Yeah, so quite often it's the “when it goes wrong” paralysis. So something happens, might be in social media, outside social media, and then everyone's like, what are we going to say? Oh, I don't know, we better get the PR company onto it. And then we need sign off from the CEO but the CEO's on an 11 hour flight, that's right, we'll just wait for the flight and then we'll ask what their opinion is. And this thing is snowballing and snowballing. Whereas if you actually come out and say, we're really sorry about this, we're gonna come back to you at 12 p. m. with a full response, you put a holding pattern in place at the very least. Silence is always filled, right? So that void will get filled with other people's opinions and rumors and all those sorts of things. That's one problem.

The other thing is just the pre planning, right? So if you sat down and you come up with this idea, then you bring various stakeholders into the room and you say, what could go wrong with this? And you say “no bad ideas”, you put them up and then give them a score out of 10, of the likelihood of that potentially happening. And you take anything that's got a score of 6 or above, and you say, we need to pre plan that. What are we going to do if that goes wrong? And suddenly those people that are really annoying, that always point out what's terrible or bad about things, that you sort of like, cringe, and go “they're at it again” suddenly they're hugely valuable.

They've got so much to contribute to this. It’s also that afterwards, if things do go wrong, that you can't go, it was your fault, you should have noticed this, because we already did a workshop together to try and work out, so it can be good for the culture of the organisation to do that as well.

And we said, right, if this happened, we would do this, so then there is no waiting afterwards, because it happens, we know how to deal with that, we're gonna go through and do it. Assume, at some point, that something won't go to plan. And have a structure and a process in place, so that everybody knows when the disaster happens, when, not if, when, what do we all do?

Everybody knows who's doing what when, because otherwise you lose a lot of ground when everybody running around like headless chickens, not want to put their head above the parapet for fear that it's going to get blown off. So it is just literally paralysis. The longer you leave that fire, whatever it is, just smouldering, the greater the chance it could just explode.

 

So, can we avoid these issues and how do we go about doing that?

There's some practical steps. So, first of all, you have a social policy that says what do you do when things go wrong. So, what is the escalation policy, who needs to sign it off, who do we go to, how quickly do we do that, all those kind of things.

You then train your staff and you train them in the policy and how to deal with these. So, quite often you get something that leaves a negative comment, you respond it or make it worse. So, you've got to train when do we leave it alone, when do we go in. You need social media monitoring that's constantly keeping an eye on this stuff.

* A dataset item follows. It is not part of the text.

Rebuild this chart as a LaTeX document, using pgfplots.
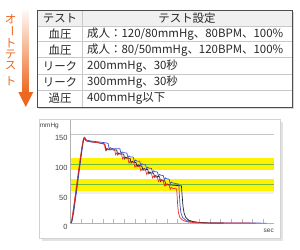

And there's some great tools that will actually go, if there is a statistically significant increase in conversations about X, send me an SMS or send me a message or an email or something so I can be notified about the whole thing. And if you put those things in place, you're going to mitigate a lot of the problems as well.

They will always kick off, just gone half five on a Friday. And if you've got work culture as nobody checks anything over the weekend because we're not at work, you've got a massive problem because that thing will be gargantuan. And that's why the SMS thing is quite effective. Because the reality is if I get an SMS, I'm more likely to look at it than I am my email over the weekend.

My whole thing with this, you can avoid them in the first place by putting a load of processes in and what actually makes great social media normally is process. Because you're maximizing your efficiency, maximizing your effectiveness, you're avoiding the problems in the first place, and if they do occur, you can deal with them quickly.